Il prossimo futuro potrebbe offrire interessanti strumenti diagnostici anche per quanto riguarda il gusto.

Un gruppo di ricercatori della Washington University diretti da Katherine Piwnica-Worms ha scoperto infatti una correlazione tra difficoltà a riconoscere il significato delle parole e difetti nell’identificare i gusti dei cibi.

Studiando persone affette da demenza semantica, un particolare tipo di demenza caratterizzata da una perdita della capacità di cogliere il significato delle parole, il team ha notato che spesso chi ha questa malattia sviluppa una notevole golosità associata alla preferenza per cibi insoliti o per insolite combinazioni di sapori.

Secondo gli studiosi questo comportamento dipenderebbe da una perdita del significato dei sapori.

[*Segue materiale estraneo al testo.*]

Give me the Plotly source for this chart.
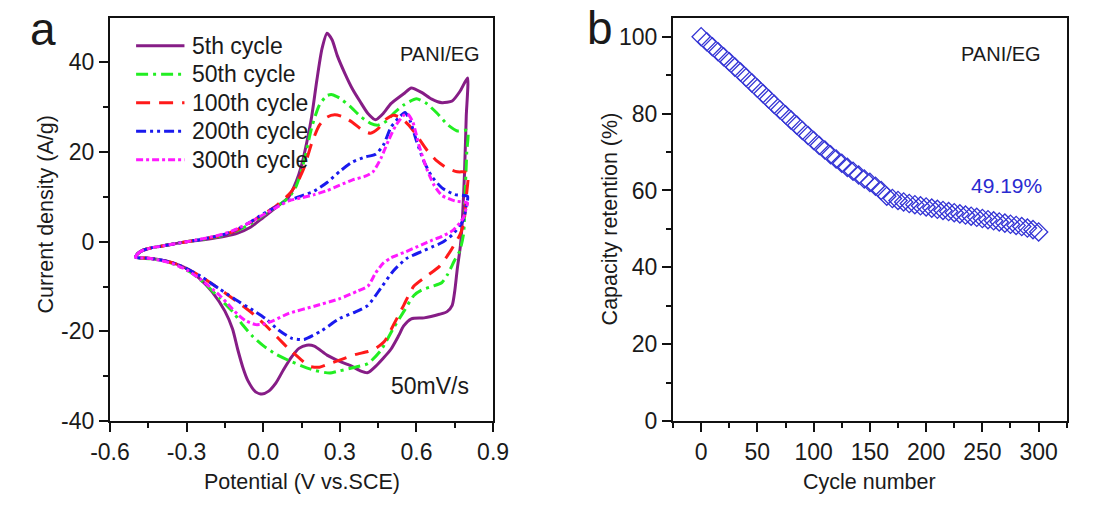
import plotly.graph_objects as go

# ---------------- Panel a: CV curves ----------------
V_low = [-0.5, -0.49, -0.47, -0.44, -0.4, -0.35, -0.3, -0.25, -0.2, -0.15, -0.1, -0.05, 0.0]

c5_V = V_low + [0.05, 0.1, 0.13, 0.15, 0.17, 0.19, 0.21, 0.23, 0.25, 0.27, 0.29, 0.32, 0.35, 0.38, 0.41, 0.44,
                0.47, 0.5, 0.55, 0.58, 0.62, 0.66, 0.7, 0.74, 0.77, 0.8,
                0.795, 0.788, 0.78, 0.772, 0.76, 0.75, 0.74, 0.72, 0.69, 0.63, 0.58, 0.55, 0.53, 0.5, 0.47, 0.44,
                0.41, 0.38, 0.34, 0.3, 0.25, 0.2, 0.17, 0.14, 0.11, 0.08, 0.05, 0.02, -0.005, -0.03, -0.06, -0.08,
                -0.1, -0.12, -0.15, -0.2, -0.25, -0.3, -0.35, -0.4, -0.45, -0.5]
c5_I = [-3.5, -2.6, -1.9, -1.4, -1.0, -0.5, 0.0, 0.3, 0.7, 1.2, 1.9, 3.2, 5.4,
        7.6, 10.0, 13.5, 17.0, 22.0, 28.0, 36.0, 43.0, 46.5, 45.0, 41.5, 37.5, 34.0, 31.2, 28.6, 27.2,
        28.6, 30.8, 33.0, 34.3, 33.3, 31.8, 31.0, 31.4, 33.5, 36.5,
        28.0, 15.0, 5.0, -1.0, -6.0, -11.0, -14.2, -15.6, -16.2, -17.0, -17.2, -18.8, -21.0, -24.0, -26.0, -27.8,
        -29.2, -28.8, -27.6, -26.7, -25.3, -23.3, -23.1, -23.8, -25.8, -28.5, -31.5, -33.4, -34.0, -33.5, -31.0, -28.0,
        -24.0, -19.5, -15.5, -11.2, -8.2, -6.0, -4.8, -4.1, -3.7, -3.5]

c50_V = V_low + [0.05, 0.1, 0.13, 0.16, 0.19, 0.22, 0.25, 0.27, 0.3, 0.34, 0.38, 0.42, 0.45, 0.48, 0.51, 0.55,
                 0.6, 0.64, 0.68, 0.72, 0.76, 0.8,
                 0.797, 0.79, 0.785, 0.77, 0.75, 0.72, 0.7, 0.66, 0.62, 0.59, 0.55, 0.51, 0.46, 0.41, 0.36, 0.3,
                 0.26, 0.2, 0.15, 0.1, 0.05, 0.0, -0.04, -0.08, -0.12, -0.17, -0.22, -0.28, -0.33, -0.38, -0.44, -0.5]
c50_I = [-3.5, -2.6, -1.9, -1.4, -1.0, -0.5, 0.0, 0.4, 0.9, 1.5, 2.5, 4.0, 5.9,
         7.8, 9.8, 12.5, 18.0, 25.5, 30.5, 32.6, 32.8, 32.0, 30.2, 28.0, 26.4, 26.0, 26.8, 28.6, 30.5,
         31.9, 30.8, 28.7, 26.2, 24.7, 24.8,
         20.0, 10.0, 2.0, -2.0, -4.1, -7.5, -9.1, -10.0, -10.8, -12.0, -15.6, -19.3, -24.3, -27.2, -28.0, -28.8,
         -29.3, -28.7, -27.7, -26.5, -25.1, -23.2, -21.2, -18.6, -15.6, -12.7, -9.8, -7.0, -5.5, -4.4, -3.8, -3.5]

c100_V = V_low + [0.05, 0.1, 0.13, 0.16, 0.19, 0.22, 0.25, 0.28, 0.31, 0.35, 0.39, 0.42, 0.45, 0.48, 0.51, 0.54,
                  0.57, 0.6, 0.64, 0.68, 0.72, 0.76, 0.8,
                  0.795, 0.785, 0.77, 0.75, 0.73, 0.69, 0.64, 0.59, 0.55, 0.51, 0.475, 0.44, 0.41, 0.36, 0.31,
                  0.26, 0.22, 0.18, 0.15, 0.1, 0.06, 0.01, -0.04, -0.09, -0.17, -0.245, -0.3, -0.345, -0.4, -0.45, -0.5]
c100_I = [-3.5, -2.6, -1.9, -1.4, -1.0, -0.5, 0.0, 0.45, 1.0, 1.6, 2.7, 4.3, 6.1,
          8.0, 10.5, 12.8, 16.5, 22.0, 26.0, 27.8, 28.3, 27.9, 26.6, 24.8, 24.2, 25.2, 27.3, 28.2, 27.6,
          26.0, 23.8, 20.5, 18.0, 16.4, 15.6, 15.4,
          10.0, 4.0, 1.5, -0.5, -2.4, -5.5, -7.7, -9.9, -14.2, -18.6, -22.2, -23.8, -24.5, -25.2, -26.2,
          -27.2, -28.0, -27.8, -26.4, -23.9, -21.6, -18.7, -16.1, -13.9, -10.6, -7.7, -6.0, -4.9, -4.1, -3.7, -3.5]

c200_V = V_low + [0.05, 0.1, 0.15, 0.2, 0.25, 0.3, 0.35, 0.4, 0.44, 0.47, 0.5, 0.53, 0.555, 0.575, 0.6, 0.63,
                  0.66, 0.7, 0.75, 0.8,
                  0.795, 0.785, 0.77, 0.74, 0.7, 0.66, 0.62, 0.56, 0.51, 0.46, 0.41, 0.36, 0.3, 0.23, 0.16, 0.11,
                  0.06, 0.01, -0.04, -0.09, -0.17, -0.245, -0.3, -0.345, -0.4, -0.45, -0.5]
c200_I = [-3.5, -2.6, -1.9, -1.4, -1.0, -0.5, 0.0, 0.45, 1.0, 1.7, 2.8, 4.4, 6.2,
          7.8, 9.2, 10.2, 11.3, 13.2, 15.7, 17.8, 18.9, 19.5, 21.5, 25.5, 27.6, 28.8, 27.0, 22.5, 17.8,
          14.6, 12.0, 10.5, 10.1,
          8.0, 5.0, 3.6, 1.5, -0.2, -1.2, -2.2, -3.8, -6.5, -10.4, -14.2, -15.7, -17.1, -19.8, -21.8, -21.5,
          -19.7, -17.2, -15.3, -13.6, -10.6, -7.7, -6.0, -4.9, -4.1, -3.7, -3.5]

c300_V = V_low + [0.05, 0.1, 0.15, 0.2, 0.25, 0.3, 0.35, 0.4, 0.43, 0.46, 0.49, 0.52, 0.55, 0.565, 0.585, 0.61,
                  0.64, 0.67, 0.7, 0.75, 0.8,
                  0.795, 0.785, 0.77, 0.74, 0.7, 0.66, 0.62, 0.56, 0.5, 0.47, 0.44, 0.41, 0.37, 0.3, 0.2, 0.1,
                  0.04, 0.0, -0.03, -0.07, -0.1, -0.13, -0.17, -0.245, -0.3, -0.345, -0.4, -0.45, -0.5]
c300_I = [-3.5, -2.6, -1.9, -1.4, -1.0, -0.5, 0.0, 0.5, 1.1, 1.8, 2.9, 4.4, 6.0,
          7.6, 9.1, 9.8, 10.5, 11.4, 12.6, 13.8, 14.6, 15.6, 18.5, 22.5, 26.0, 28.2, 28.5, 26.8, 21.5,
          16.3, 12.5, 10.3, 9.1, 8.6,
          7.5, 5.5, 4.2, 2.4, 1.2, 0.3, -0.7, -2.2, -3.6, -4.8, -7.0, -9.9, -11.0, -12.7, -14.4, -16.0,
          -17.6, -18.4, -18.5, -17.6, -16.2, -14.4, -12.0, -8.4, -6.3, -5.1, -4.2, -3.7, -3.5]

cv_names = ["5th cycle", "50th cycle", "100th cycle", "200th cycle", "300th cycle"]
cv_colors = ["#861d86", "#22ee22", "#ff1a1a", "#1a1aee", "#ff1aff"]
cv_dashes = ["solid", "12px,5px,3px,5px", "14px,9px", "10px,4px,3px,4px,3px,4px", "7px,3px,3px,3px"]
cv_V = [c5_V, c50_V, c100_V, c200_V, c300_V]
cv_I = [c5_I, c50_I, c100_I, c200_I, c300_I]

# ---------------- Panel b: capacity retention ----------------
cycles = list(range(0, 301, 5))
retention = [100.0, 98.7, 97.4, 96.1, 94.8, 93.5, 92.1, 90.8, 89.4, 88.0,
             86.6, 85.2, 83.8, 82.4, 81.0, 79.7, 78.3, 77.0, 75.6, 74.3,
             73.0, 71.7, 70.5, 69.3, 68.2, 67.1, 66.0, 65.0, 64.0, 63.0,
             62.1, 61.1, 60.0, 58.5, 57.9, 57.4, 57.0, 56.6, 56.3, 56.0,
             55.7, 55.4, 55.1, 54.8, 54.5, 54.2, 53.9, 53.6, 53.3, 53.0,
             52.7, 52.4, 52.1, 51.8, 51.5, 51.2, 50.9, 50.6, 50.2, 49.8, 49.19]

xa_ticks = [-0.6, -0.3, 0.0, 0.3, 0.6, 0.9]
xa_text = ["-0.6", "-0.3", "0.0", "0.3", "0.6", "0.9"]
xa_minor = [-0.45, -0.15, 0.15, 0.45, 0.75]
ya_ticks = [-40, -20, 0, 20, 40]
ya_text = ["-40", "-20", "0", "20", "40"]
ya_minor = [-30, -10, 10, 30]
xb_ticks = [0, 50, 100, 150, 200, 250, 300]
xb_minor = [-25, 25, 75, 125, 175, 225, 275, 325]
yb_ticks = [0, 20, 40, 60, 80, 100]
yb_minor = [10, 30, 50, 70, 90]

FONT = "Liberation Sans, Arial, sans-serif"
TXT = "#1a1a1a"
W, H = 1105, 510

fig = go.Figure()
for n, c, d, v, i in zip(cv_names, cv_colors, cv_dashes, cv_V, cv_I):
    fig.add_trace(go.Scatter(x=v, y=i, mode="lines", name=n, showlegend=False,
                             line=dict(color=c, width=3, dash=d, shape="spline", smoothing=0.6),
                             xaxis="x", yaxis="y"))

fig.add_trace(go.Scatter(x=cycles, y=retention, mode="markers", showlegend=False,
                         marker=dict(symbol="diamond-open", size=14, color="#3535d5",
                                     line=dict(width=1.3, color="#3535d5")),
                         xaxis="x2", yaxis="y2"))

ydom = [78 / H, 492 / H]
minor_common = dict(tickmode="array", ticklen=5, tickwidth=2, ticks="outside", tickcolor="#111")
axis_common = dict(showline=True, linecolor="#111", linewidth=2, mirror=True, ticks="outside",
                   ticklen=9, tickwidth=2, tickcolor="#111", showgrid=False, zeroline=False,
                   tickfont=dict(family=FONT, size=23, color=TXT))

fig.update_layout(
    width=W, height=H, margin=dict(l=0, r=0, t=0, b=0),
    paper_bgcolor="white", plot_bgcolor="white",
    font=dict(family=FONT, color=TXT),
    xaxis=dict(domain=[93 / W, 489 / W], range=[-0.6, 0.9], tickmode="array",
               tickvals=xa_ticks, ticktext=xa_text, minor=dict(tickvals=xa_minor, **minor_common),
               anchor="y", **axis_common),
    yaxis=dict(domain=ydom, range=[-40, 50], tickmode="array", tickvals=ya_ticks, ticktext=ya_text,
               minor=dict(tickvals=ya_minor, **minor_common), anchor="x", **axis_common),
    xaxis2=dict(domain=[675 / W, 1082 / W], range=[-25, 325], tickmode="array",
                tickvals=xb_ticks, minor=dict(tickvals=xb_minor, **minor_common),
                anchor="y2", **axis_common),
    yaxis2=dict(domain=ydom, range=[0, 105], tickmode="array", tickvals=yb_ticks,
                minor=dict(tickvals=yb_minor, **minor_common), anchor="x2", **axis_common),
    showlegend=False,
)

# manual legend (layout only: sample line + label)
for k, (n, c, d) in enumerate(zip(cv_names, cv_colors, cv_dashes)):
    yk = 47 + 29.25 * k
    fig.add_shape(type="line", xref="paper", yref="paper", x0=120 / W, x1=170 / W,
                  y0=1 - yk / H, y1=1 - yk / H, line=dict(color=c, width=3, dash=d))
    fig.add_annotation(xref="paper", yref="paper", x=176 / W, y=1 - yk / H, text=n, showarrow=False,
                       xanchor="left", yanchor="middle", font=dict(family=FONT, size=23, color=TXT))

ann = [
    dict(text="a", x=24 / W, y=1 - 30 / H, font=dict(size=46)),
    dict(text="b", x=600 / W, y=1 - 29 / H, font=dict(size=46)),
    dict(text="PANI/EG", x=434 / W, y=1 - 55 / H, font=dict(size=20)),
    dict(text="PANI/EG", x=1014 / W, y=1 - 55 / H, font=dict(size=20)),
    dict(text="50mV/s", x=424 / W, y=1 - 396 / H, font=dict(size=23)),
    dict(text="49.19%", x=1020 / W, y=1 - 190 / H, font=dict(size=21, color="#2a2ad0")),
    dict(text="Potential (V vs.SCE)", x=291 / W, y=1 - 495 / H, font=dict(size=21.5)),
    dict(text="Cycle number", x=878 / W, y=1 - 495 / H, font=dict(size=21.5)),
    dict(text="Current density (A/g)", x=27 / W, y=1 - 220 / H, font=dict(size=21.5), textangle=-90),
    dict(text="Capacity retention (%)", x=610 / W, y=1 - 225 / H, font=dict(size=21.5), textangle=-90),
]
for a in ann:
    f = dict(family=FONT, color=TXT)
    f.update(a.pop("font"))
    fig.add_annotation(xref="paper", yref="paper", showarrow=False, xanchor="center", yanchor="middle",
                       font=f, **a)

fig.write_html("out.html")
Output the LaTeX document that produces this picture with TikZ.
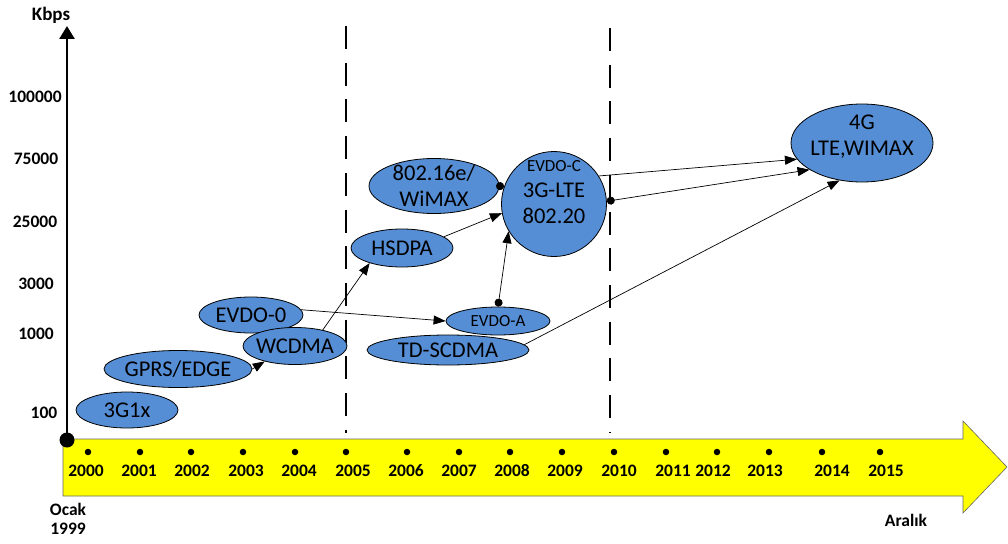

E, infatti, sono riusciti a dimostrare che queste persone sono perfettamente in grado di discriminare sapori differenti e di indicare se trovano gradevoli o meno certe combinazioni, ma incontrano notevoli difficoltà a identificare i singoli sapori o a valutare in modo appropriato particolari gusti, come vaniglia o sottaceto.

È la prima prova diretta che il significato dei sapori, come quello delle altre cose del mondo, viene colpito da questa particolare forma di demenza. Ma non è escluso che possa rappresentare anche una nuova possibilità per diagnosticare e distinguere in fase precoce diverse malattie neurodegnerative, Alzheimer compreso, a partire dalla semplice analisi dei gusti alimentari delle persone.

Attenzione ai piccoli segnali

Purtroppo nessuno di questi metodi non invasivi si è dimostrato così infallibile e a tutt’oggi soltanto l’attenta valutazione clinica e neurologica dei sintomi cognitivi e comportamentali e della loro tendenza a peggiorare nel tempo, consente di arrivare a una diagnosi clinica.

Se effettuata correttamente e soprattutto tempestivamente, consente di iniziare quella serie di trattamenti farmacologici e terapie comportamentali che se non proprio curative possono mantenere a lungo una buona qualità della vita di chi ne è affetto e dei suoi familiari.

Il fattore tempo è dunque fondamentale ed è per questo che i medici cercano di sensibilizzare la popolazione verso i campanelli d’allarme che potrebbero far sospettare l’esistenza di un problema di questo tipo, tra cui anche il contare i soldi.